TFA Green Tea - It’s wet. It’s tea-like, but it’s bland and definitely grassy though. Green tea is pretty mild and this is mild, but it’s mild in the worst way, which is to say it’s flat and boring. I’m not offended by it. It is grassy/vegetal but there’s just very little to it overall.
FLV Green Tea - almost like yerba mate more than green tea. There appears to be a bit of citrus, specifically lemon here as well. I don’t really taste mint so much as it feels like yerba mate with lemon. Grassy, a little bit of dirt. I don’t get any “mint” here, despite Dave mentioning it previously.
FLV Eisai Tea - This is rock solid as a green tea, strongly reminds me of the bottled green teas from lipton or maybe pure leaf.
#Black Tea
TFA Earl Grey Tea - SOFT but very floral, in a very perfumy way. Whatever semblance of tea is here is being very much lost in the floral notes here. I know there’s bergamot in here, that should be the thing you pick up most here, but I’m not really reading any clear defined citrus here.
FLV Black Tea - kind of weaker than I was expecting, there’s a bit of lemon here, this is just sort of something that’s uneven to me. It tastes like a tea of some kind but maybe it’s bordering on an earl grey with the floral and citrus notes. Nothing bitter or oversteeped here, but definitely not a straightforward black tea.
FLV Red Tea - This one is odd, the same hint of floral is behind it like the black and lemon teas but it’s kinda musky and has a touch of something nutty here as well. Maybe leaning toward a walnut, but with the floral and earthy vibe it’s almost unsettling how this comes across the palate.
TFA Earl Grey 2 - less abrasively floral than the OG earl grey (granted at a lower percentage) this one is more agreeable, might be a touch sharper and letting the citrusy elements through.

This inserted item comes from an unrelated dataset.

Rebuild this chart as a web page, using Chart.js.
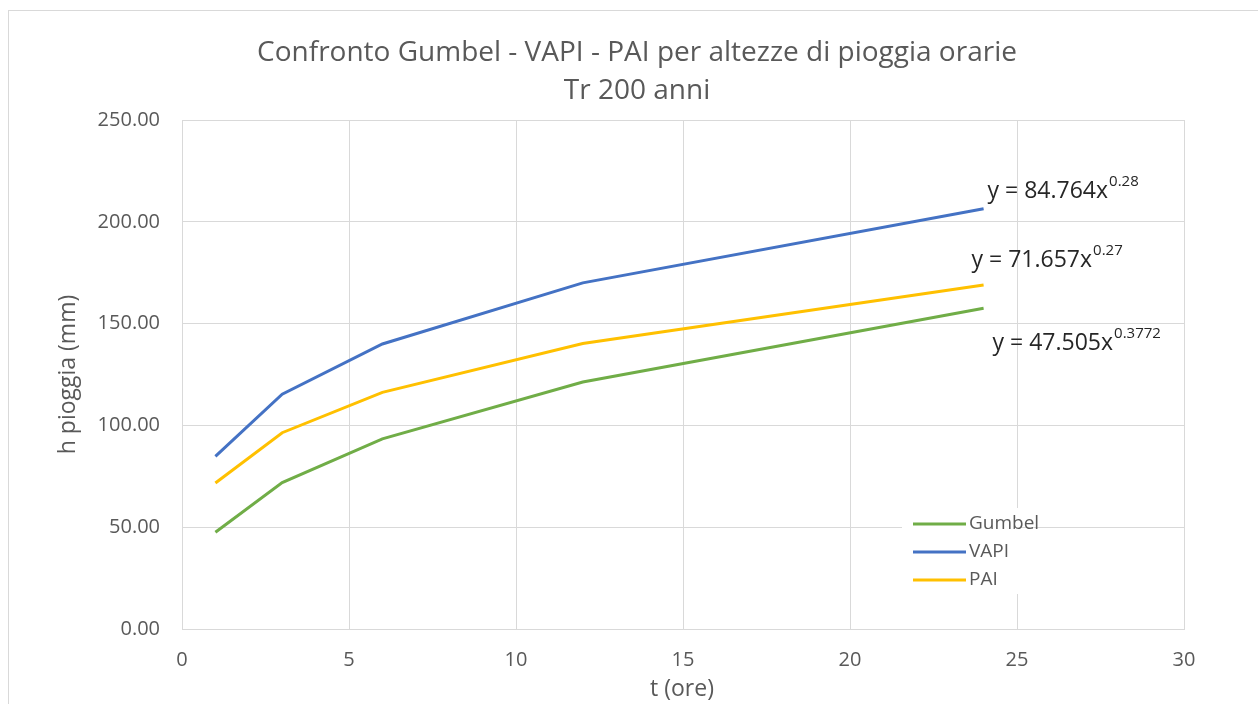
<!DOCTYPE html>
<html><head><meta charset="utf-8">
<script src="https://cdn.jsdelivr.net/npm/chart.js@4.4.0/dist/chart.umd.min.js"></script>
<style>html,body{margin:0;padding:0;background:#fff;}#wrap{width:1258px;height:704px;position:relative;}</style>
</head><body><div id="wrap"><canvas id="c" width="1258" height="704"></canvas></div>
<script>
const durations = [1, 3, 6, 12, 24];
const gumbel = [47.5, 71.9, 93.4, 121.3, 157.5];
const vapi = [84.8, 115.3, 140.0, 170.0, 206.4];
const pai = [71.7, 96.4, 116.2, 140.2, 169.0];
const seriesNames = ['Gumbel', 'VAPI', 'PAI'];
const trendLabels = [['y = 47.505x', '0.3772'], ['y = 84.764x', '0.28'], ['y = 71.657x', '0.27']];
const titleLines = ['Confronto Gumbel - VAPI - PAI per altezze di pioggia orarie', 'Tr 200 anni'];
const xTitle = 't (ore)';
const yTitle = 'h pioggia (mm)';

const FONT = '"Open Sans", "Liberation Sans", sans-serif';
const TXT = '#595959';
const GRID = '#d9d9d9';

function pts(arr){ return durations.map((x,i)=>({x:x,y:arr[i]})); }

const deco = {
  id:'deco',
  beforeDraw(chart){
    const ctx = chart.ctx;
    ctx.save();
    ctx.fillStyle='#fff'; ctx.fillRect(0,0,chart.width,chart.height);
    ctx.strokeStyle=GRID; ctx.lineWidth=1;
    ctx.strokeRect(8.5,10.5,1400,900);
    ctx.restore();
  },
  afterDraw(chart){
    const ctx = chart.ctx;
    const xs = chart.scales.x, ys = chart.scales.y;
    ctx.save();
    ctx.fillStyle = TXT;
    ctx.textAlign='center'; ctx.textBaseline='middle';
    ctx.font = '28px ' + FONT;
    ctx.fillText(titleLines[0], 637, 53);
    ctx.fillText(titleLines[1], 637, 91);
    ctx.font = '23px ' + FONT;
    ctx.fillText(xTitle, 682, 689);
    ctx.save();
    ctx.translate(68, (ys.top+ys.bottom)/2);
    ctx.rotate(-Math.PI/2);
    ctx.fillText(yTitle, 0, 0);
    ctx.restore();
    // trendline equations
    const offs = [[9, 35], [4, -17], [-12, -24]];
    const ds = chart.data.datasets;
    ctx.fillStyle = '#262626';
    ctx.textAlign='left';
    ds.forEach((d,i)=>{
      const last = d.data[d.data.length-1];
      const px = xs.getPixelForValue(last.x) + offs[i][0];
      const py = ys.getPixelForValue(last.y) + offs[i][1];
      ctx.font = '23px ' + FONT;
      ctx.fillText(trendLabels[i][0], px, py);
      const w = ctx.measureText(trendLabels[i][0]).width;
      ctx.font = '15px ' + FONT;
      ctx.fillText(trendLabels[i][1], px + w + 1, py - 10);
    });
    // legend
    ctx.fillStyle='#fff';
    ctx.fillRect(902, 508, 118, 86);
    ds.forEach((d,i)=>{
      const y = 524 + i*28;
      ctx.strokeStyle = d.borderColor; ctx.lineWidth = 3;
      ctx.beginPath(); ctx.moveTo(913, y); ctx.lineTo(966, y); ctx.stroke();
      ctx.fillStyle = TXT; ctx.font = '19px ' + FONT;
      ctx.textAlign='left';
      ctx.fillText(d.label, 969, y);
    });
    ctx.restore();
  }
};

new Chart(document.getElementById('c'), {
  type:'line',
  data:{datasets:[
    {label:seriesNames[0], data:pts(gumbel), borderColor:'#70AD47', backgroundColor:'#70AD47', borderWidth:3, pointRadius:0, tension:0},
    {label:seriesNames[1], data:pts(vapi), borderColor:'#4472C4', backgroundColor:'#4472C4', borderWidth:3, pointRadius:0, tension:0},
    {label:seriesNames[2], data:pts(pai), borderColor:'#FFC000', backgroundColor:'#FFC000', borderWidth:3, pointRadius:0, tension:0}
  ]},
  options:{
    responsive:false, animation:false,
    layout:{padding:{left:0,top:120,right:74,bottom:0}},
    plugins:{legend:{display:false}, title:{display:false}, tooltip:{enabled:false}},
    scales:{
      x:{type:'linear', min:0, max:30,
        ticks:{stepSize:5, color:TXT, font:{size:20, family:FONT}, padding:19, maxRotation:0},
        grid:{color:GRID, lineWidth:1, drawTicks:false},
        border:{color:GRID},
        afterFit(s){ s.height = 75; }
      },
      y:{min:0, max:250,
        ticks:{stepSize:50, color:TXT, font:{size:20, family:FONT}, padding:22, callback:v=>v.toFixed(2)},
        grid:{color:GRID, lineWidth:1, drawTicks:false},
        border:{color:GRID},
        afterFit(s){ s.width = 182; }
      }
    }
  },
  plugins:[deco]
});
</script></body></html>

FLV Lemon Tea - the lemon is on the artificial side and the tea is a touch floral. Almost like someone mashed up a snapple lemon tea with something much more high class. I think the tea body itself could use a bit of help but it’s on track to be useful for building something that really leans into a lemon bottled iced tea.
FW Iced Tea - At its normal use rate, It’s just… bland. Kinda like 4C or lipton powdered tea mix, but not quite sweet enough. At Emily’s behest I pushed it to 9% and it’s rather good at that super high percentage. It definitely finds its groove and can be quite viable if you push it well past the realm of reasonability (much like TFA Sweet tea in that regard) When you take it that high the tea itself becomes more authentic and reminiscent of a proper sun tea. Glass pitcher on the windowsill in the dead of summer kind of tea.

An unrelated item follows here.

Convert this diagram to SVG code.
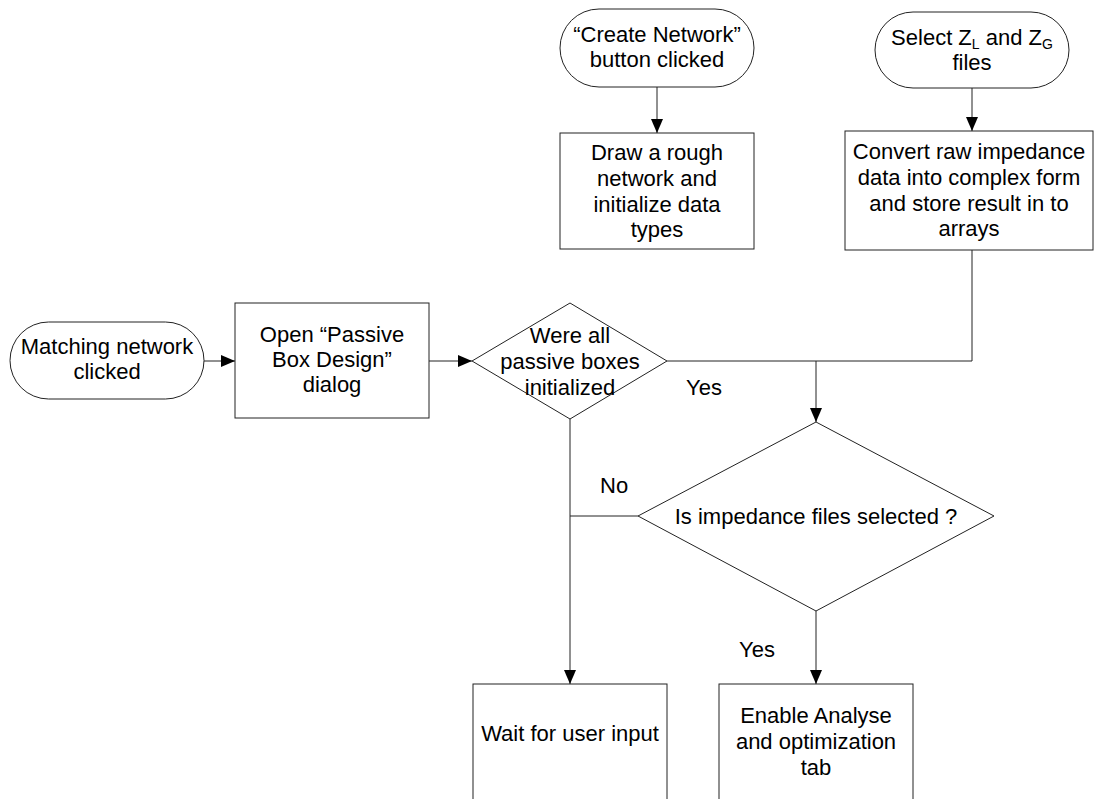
<svg xmlns="http://www.w3.org/2000/svg" width="1094" height="799" viewBox="0 0 1094 799">
  <defs>
    <marker id="arrow" markerUnits="userSpaceOnUse" markerWidth="14" markerHeight="12" refX="14" refY="6" orient="auto">
      <path d="M0,0 L14,6 L0,12 Z" fill="#000"/>
    </marker>
    <style>
      .shape { fill: #fff; stroke: #222; stroke-width: 1; }
      .line { fill: none; stroke: #222; stroke-width: 1; }
      .arr { marker-end: url(#arrow); }
      text { font-family: "Liberation Sans", Arial, sans-serif; font-size: 22px; fill: #000; }
      .c { text-anchor: middle; }
      .sub { font-size: 14px; }
    </style>
  </defs>
  <rect width="1094" height="799" fill="#fff"/>

  <!-- connectors -->
  <g id="connectors">
    <line class="line arr" x1="657" y1="87" x2="657" y2="133"/>
    <line class="line arr" x1="972" y1="88" x2="972" y2="131"/>
    <line class="line arr" x1="204" y1="361" x2="235" y2="361"/>
    <line class="line arr" x1="429" y1="361" x2="472" y2="361"/>
    <polyline class="line" points="972,250 972,361 667,361"/>
    <line class="line arr" x1="816" y1="361" x2="816" y2="422"/>
    <line class="line arr" x1="570" y1="419" x2="570" y2="684"/>
    <line class="line" x1="638" y1="516" x2="570" y2="516"/>
    <line class="line arr" x1="816" y1="611" x2="816" y2="684"/>
    <text x="686" y="395">Yes</text>
    <text x="600" y="493">No</text>
    <text x="739" y="657">Yes</text>
  </g>

  <!-- start: create network -->
  <g id="create-network">
    <rect class="shape" x="560" y="9" width="194" height="78" rx="39" ry="39"/>
    <text class="c" x="657" y="42">“Create Network”</text>
    <text class="c" x="657" y="67">button clicked</text>
  </g>

  <g id="draw-network">
    <rect class="shape" x="560" y="133" width="194" height="116"/>
    <text class="c" x="657" y="160">Draw a rough</text>
    <text class="c" x="657" y="186">network and</text>
    <text class="c" x="657" y="212">initialize data</text>
    <text class="c" x="657" y="237">types</text>
  </g>

  <!-- start: impedance file selection -->
  <g id="select-files">
    <rect class="shape" x="875" y="12" width="194" height="76" rx="38" ry="38"/>
    <text class="c" x="972" y="45">Select Z<tspan class="sub" dy="4">L</tspan><tspan dy="-4"> and Z</tspan><tspan class="sub" dy="4">G</tspan></text>
    <text class="c" x="972" y="70">files</text>
  </g>

  <g id="convert-data">
    <rect class="shape" x="845" y="131" width="248" height="119"/>
    <text class="c" x="969" y="159">Convert raw impedance</text>
    <text class="c" x="969" y="185">data into complex form</text>
    <text class="c" x="969" y="211">and store result in to</text>
    <text class="c" x="969" y="236">arrays</text>
  </g>

  <!-- start: matching network -->
  <g id="matching-network">
    <rect class="shape" x="10" y="322" width="194" height="77" rx="38.5" ry="38.5"/>
    <text class="c" x="107" y="354">Matching network</text>
    <text class="c" x="107" y="379">clicked</text>
  </g>

  <g id="passive-box-dialog">
    <rect class="shape" x="235" y="303" width="194" height="115"/>
    <text class="c" x="332" y="342">Open “Passive</text>
    <text class="c" x="332" y="367">Box Design”</text>
    <text class="c" x="332" y="392">dialog</text>
  </g>

  <g id="boxes-initialized">
    <polygon class="shape" points="472,361 570,303 667,361 570,419"/>
    <text class="c" x="570" y="343">Were all</text>
    <text class="c" x="570" y="369">passive boxes</text>
    <text class="c" x="570" y="395">initialized</text>
  </g>

  <g id="files-selected">
    <polygon class="shape" points="638,516 816,422 994,516 816,611"/>
    <text class="c" x="816" y="524">Is impedance files selected ?</text>
  </g>

  <g id="wait-input">
    <rect class="shape" x="473" y="684" width="194" height="140"/>
    <text class="c" x="570" y="741">Wait for user input</text>
  </g>

  <g id="enable-analyse">
    <rect class="shape" x="719" y="684" width="194" height="140"/>
    <text class="c" x="816" y="723">Enable Analyse</text>
    <text class="c" x="816" y="749">and optimization</text>
    <text class="c" x="816" y="775">tab</text>
  </g>
</svg>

TFA Sweet Tea - at 12% this is very mild. It absolutely is like lipton tea with as much sugar dissolved into it as could be mustered. I have trouble wrestling with anything that needs to be used this high, but it is good at what it does regardless.
SC Black Tea - It’s a sweet tea, but it hits a bit of a floral note to it that feels out of place if you push it past around 3%. If it weren’t for that floral note, and a need to bolster it with a more neutral tea below that level, it is a brilliant sweet tea.
FA Black Tea - Slightly astringent, “oversteeped” black tea, nothing really sweet here. The astringency is easily buried in a mix with fruits or creams, but might not play as nicely in other applications.
I'm currently flavor testing FW White Tea and will have notes posted soon. It was used as the tea flavoring in Dream Tea which I'm been trying to clone for ages (told directly by MtBakerVapor staff).
Please do keep us posted. I'm fairly interested in FW White tea!
Current notes so far:
3 bottles, 65vg/35pg, testing 0.5%, 1%, and 2%, Falcon 2 on an Aegis Legend
Day 0:
0.5%: Soft, throat hit is 1/10, like a very neutral tea, very fluffy, just slightly sweet but in a very natural, herbal fashion
Day 1:
1%: Getting clear notes of honey in the tea. Still soft on the throat, very fluffy. This could likely be the percentage needed to be a primary note.
2%: now about 2/10 throat hit, pronounced honey notes, but in the sort of honeysuckle. Closest comparison to this flavor would be elderflower.
1.5% might be the sweet spot, but I could easily see this working even at 2%.
General impression is very soft, white tea flavor with gentle floral notes and noticeable honey sweetness. I'm a fan.